### TASK OBJECTIVE
Write out the material again exactly, please, and omit the pictures.

=-=-=-=-=

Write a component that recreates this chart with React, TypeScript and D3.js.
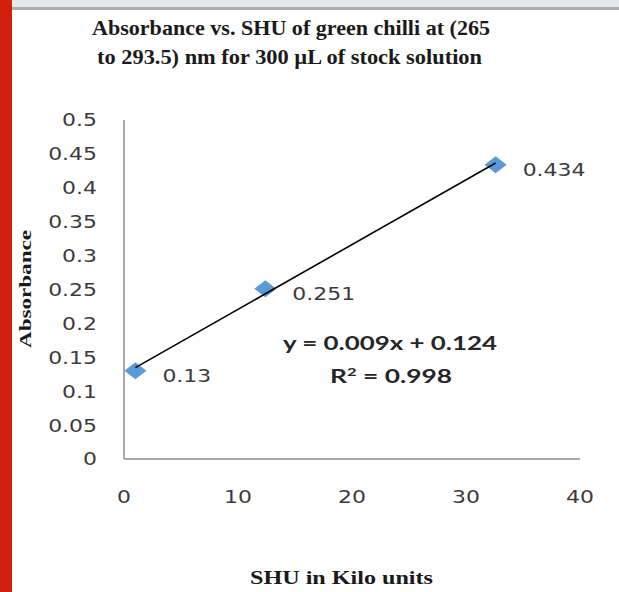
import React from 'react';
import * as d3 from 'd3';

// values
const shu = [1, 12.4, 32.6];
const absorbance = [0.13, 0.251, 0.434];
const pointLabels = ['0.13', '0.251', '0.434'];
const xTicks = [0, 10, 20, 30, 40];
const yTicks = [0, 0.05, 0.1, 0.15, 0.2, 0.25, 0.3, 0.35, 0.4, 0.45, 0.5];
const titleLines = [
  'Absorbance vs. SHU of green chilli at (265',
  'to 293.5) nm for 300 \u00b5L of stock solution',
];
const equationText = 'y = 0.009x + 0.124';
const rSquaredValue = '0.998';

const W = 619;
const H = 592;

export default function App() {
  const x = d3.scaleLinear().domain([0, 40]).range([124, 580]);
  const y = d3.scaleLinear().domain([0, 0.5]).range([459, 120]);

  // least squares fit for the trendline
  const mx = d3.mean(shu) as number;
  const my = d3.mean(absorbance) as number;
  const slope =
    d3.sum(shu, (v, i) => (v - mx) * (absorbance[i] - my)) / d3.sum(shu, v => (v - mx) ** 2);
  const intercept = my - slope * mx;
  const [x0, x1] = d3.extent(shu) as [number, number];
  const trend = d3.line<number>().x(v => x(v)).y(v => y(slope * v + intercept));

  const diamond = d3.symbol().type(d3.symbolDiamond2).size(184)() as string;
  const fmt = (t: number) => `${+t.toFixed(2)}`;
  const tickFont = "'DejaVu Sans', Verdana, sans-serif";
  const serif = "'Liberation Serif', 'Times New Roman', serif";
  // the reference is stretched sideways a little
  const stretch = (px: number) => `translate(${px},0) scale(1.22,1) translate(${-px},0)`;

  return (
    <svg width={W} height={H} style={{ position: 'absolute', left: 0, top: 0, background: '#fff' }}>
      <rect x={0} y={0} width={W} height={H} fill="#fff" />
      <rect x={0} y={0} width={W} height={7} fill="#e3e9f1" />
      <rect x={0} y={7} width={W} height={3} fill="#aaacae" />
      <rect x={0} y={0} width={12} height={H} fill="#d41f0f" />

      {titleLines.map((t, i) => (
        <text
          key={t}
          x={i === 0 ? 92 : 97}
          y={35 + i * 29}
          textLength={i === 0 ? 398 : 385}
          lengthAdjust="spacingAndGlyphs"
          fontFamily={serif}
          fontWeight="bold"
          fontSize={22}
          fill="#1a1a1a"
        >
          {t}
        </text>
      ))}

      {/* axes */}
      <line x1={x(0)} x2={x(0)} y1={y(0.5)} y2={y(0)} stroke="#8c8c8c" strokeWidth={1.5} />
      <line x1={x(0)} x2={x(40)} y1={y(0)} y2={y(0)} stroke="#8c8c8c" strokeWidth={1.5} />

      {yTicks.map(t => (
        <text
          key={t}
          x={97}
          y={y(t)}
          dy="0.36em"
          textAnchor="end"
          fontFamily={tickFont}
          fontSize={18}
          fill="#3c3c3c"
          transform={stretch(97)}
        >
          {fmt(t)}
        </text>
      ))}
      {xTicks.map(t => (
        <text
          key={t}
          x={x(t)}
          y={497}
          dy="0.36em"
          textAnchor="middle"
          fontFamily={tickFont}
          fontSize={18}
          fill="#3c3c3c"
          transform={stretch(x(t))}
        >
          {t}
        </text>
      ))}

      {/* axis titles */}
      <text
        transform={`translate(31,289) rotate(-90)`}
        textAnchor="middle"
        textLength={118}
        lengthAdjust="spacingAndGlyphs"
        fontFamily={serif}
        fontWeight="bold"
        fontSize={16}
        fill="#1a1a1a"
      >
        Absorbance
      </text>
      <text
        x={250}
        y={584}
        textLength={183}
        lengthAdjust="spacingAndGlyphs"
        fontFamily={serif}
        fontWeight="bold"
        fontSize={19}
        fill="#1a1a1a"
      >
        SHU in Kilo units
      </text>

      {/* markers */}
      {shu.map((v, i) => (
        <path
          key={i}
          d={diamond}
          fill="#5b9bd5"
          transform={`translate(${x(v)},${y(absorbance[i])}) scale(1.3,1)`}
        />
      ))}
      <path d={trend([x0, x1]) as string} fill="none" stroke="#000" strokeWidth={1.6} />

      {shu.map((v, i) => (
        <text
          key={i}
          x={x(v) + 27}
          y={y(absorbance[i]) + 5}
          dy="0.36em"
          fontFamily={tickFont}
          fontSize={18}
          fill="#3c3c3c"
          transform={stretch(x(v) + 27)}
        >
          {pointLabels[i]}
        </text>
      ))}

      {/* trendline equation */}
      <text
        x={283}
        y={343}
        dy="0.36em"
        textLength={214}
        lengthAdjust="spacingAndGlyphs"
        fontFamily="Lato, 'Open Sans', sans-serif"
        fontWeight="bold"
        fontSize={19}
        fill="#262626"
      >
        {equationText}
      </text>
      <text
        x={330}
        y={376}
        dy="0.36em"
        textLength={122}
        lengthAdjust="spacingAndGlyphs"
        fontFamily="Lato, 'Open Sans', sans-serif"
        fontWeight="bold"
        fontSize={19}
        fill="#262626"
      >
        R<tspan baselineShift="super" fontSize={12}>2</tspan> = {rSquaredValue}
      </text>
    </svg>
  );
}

=-=-=-=-=

### EXPECTED ANSWER
Write a component that recreates this chart with React, TypeScript and D3.js.
import React from 'react';
import * as d3 from 'd3';

// values
const shu = [1, 12.4, 32.6];
const absorbance = [0.13, 0.251, 0.434];
const pointLabels = ['0.13', '0.251', '0.434'];
const xTicks = [0, 10, 20, 30, 40];
const yTicks = [0, 0.05, 0.1, 0.15, 0.2, 0.25, 0.3, 0.35, 0.4, 0.45, 0.5];
const titleLines = [
  'Absorbance vs. SHU of green chilli at (265',
  'to 293.5) nm for 300 \u00b5L of stock solution',
];
const equationText = 'y = 0.009x + 0.124';
const rSquaredValue = '0.998';

const W = 619;
const H = 592;

export default function App() {
  const x = d3.scaleLinear().domain([0, 40]).range([124, 580]);
  const y = d3.scaleLinear().domain([0, 0.5]).range([459, 120]);

  // least squares fit for the trendline
  const mx = d3.mean(shu) as number;
  const my = d3.mean(absorbance) as number;
  const slope =
    d3.sum(shu, (v, i) => (v - mx) * (absorbance[i] - my)) / d3.sum(shu, v => (v - mx) ** 2);
  const intercept = my - slope * mx;
  const [x0, x1] = d3.extent(shu) as [number, number];
  const trend = d3.line<number>().x(v => x(v)).y(v => y(slope * v + intercept));

  const diamond = d3.symbol().type(d3.symbolDiamond2).size(184)() as string;
  const fmt = (t: number) => `${+t.toFixed(2)}`;
  const tickFont = "'DejaVu Sans', Verdana, sans-serif";
  const serif = "'Liberation Serif', 'Times New Roman', serif";
  // the reference is stretched sideways a little
  const stretch = (px: number) => `translate(${px},0) scale(1.22,1) translate(${-px},0)`;

  return (
    <svg width={W} height={H} style={{ position: 'absolute', left: 0, top: 0, background: '#fff' }}>
      <rect x={0} y={0} width={W} height={H} fill="#fff" />
      <rect x={0} y={0} width={W} height={7} fill="#e3e9f1" />
      <rect x={0} y={7} width={W} height={3} fill="#aaacae" />
      <rect x={0} y={0} width={12} height={H} fill="#d41f0f" />

      {titleLines.map((t, i) => (
        <text
          key={t}
          x={i === 0 ? 92 : 97}
          y={35 + i * 29}
          textLength={i === 0 ? 398 : 385}
          lengthAdjust="spacingAndGlyphs"
          fontFamily={serif}
          fontWeight="bold"
          fontSize={22}
          fill="#1a1a1a"
        >
          {t}
        </text>
      ))}

      {/* axes */}
      <line x1={x(0)} x2={x(0)} y1={y(0.5)} y2={y(0)} stroke="#8c8c8c" strokeWidth={1.5} />
      <line x1={x(0)} x2={x(40)} y1={y(0)} y2={y(0)} stroke="#8c8c8c" strokeWidth={1.5} />

      {yTicks.map(t => (
        <text
          key={t}
          x={97}
          y={y(t)}
          dy="0.36em"
          textAnchor="end"
          fontFamily={tickFont}
          fontSize={18}
          fill="#3c3c3c"
          transform={stretch(97)}
        >
          {fmt(t)}
        </text>
      ))}
      {xTicks.map(t => (
        <text
          key={t}
          x={x(t)}
          y={497}
          dy="0.36em"
          textAnchor="middle"
          fontFamily={tickFont}
          fontSize={18}
          fill="#3c3c3c"
          transform={stretch(x(t))}
        >
          {t}
        </text>
      ))}

      {/* axis titles */}
      <text
        transform={`translate(31,289) rotate(-90)`}
        textAnchor="middle"
        textLength={118}
        lengthAdjust="spacingAndGlyphs"
        fontFamily={serif}
        fontWeight="bold"
        fontSize={16}
        fill="#1a1a1a"
      >
        Absorbance
      </text>
      <text
        x={250}
        y={584}
        textLength={183}
        lengthAdjust="spacingAndGlyphs"
        fontFamily={serif}
        fontWeight="bold"
        fontSize={19}
        fill="#1a1a1a"
      >
        SHU in Kilo units
      </text>

      {/* markers */}
      {shu.map((v, i) => (
        <path
          key={i}
          d={diamond}
          fill="#5b9bd5"
          transform={`translate(${x(v)},${y(absorbance[i])}) scale(1.3,1)`}
        />
      ))}
      <path d={trend([x0, x1]) as string} fill="none" stroke="#000" strokeWidth={1.6} />

      {shu.map((v, i) => (
        <text
          key={i}
          x={x(v) + 27}
          y={y(absorbance[i]) + 5}
          dy="0.36em"
          fontFamily={tickFont}
          fontSize={18}
          fill="#3c3c3c"
          transform={stretch(x(v) + 27)}
        >
          {pointLabels[i]}
        </text>
      ))}

      {/* trendline equation */}
      <text
        x={283}
        y={343}
        dy="0.36em"
        textLength={214}
        lengthAdjust="spacingAndGlyphs"
        fontFamily="Lato, 'Open Sans', sans-serif"
        fontWeight="bold"
        fontSize={19}
        fill="#262626"
      >
        {equationText}
      </text>
      <text
        x={330}
        y={376}
        dy="0.36em"
        textLength={122}
        lengthAdjust="spacingAndGlyphs"
        fontFamily="Lato, 'Open Sans', sans-serif"
        fontWeight="bold"
        fontSize={19}
        fill="#262626"
      >
        R<tspan baselineShift="super" fontSize={12}>2</tspan> = {rSquaredValue}
      </text>
    </svg>
  );
}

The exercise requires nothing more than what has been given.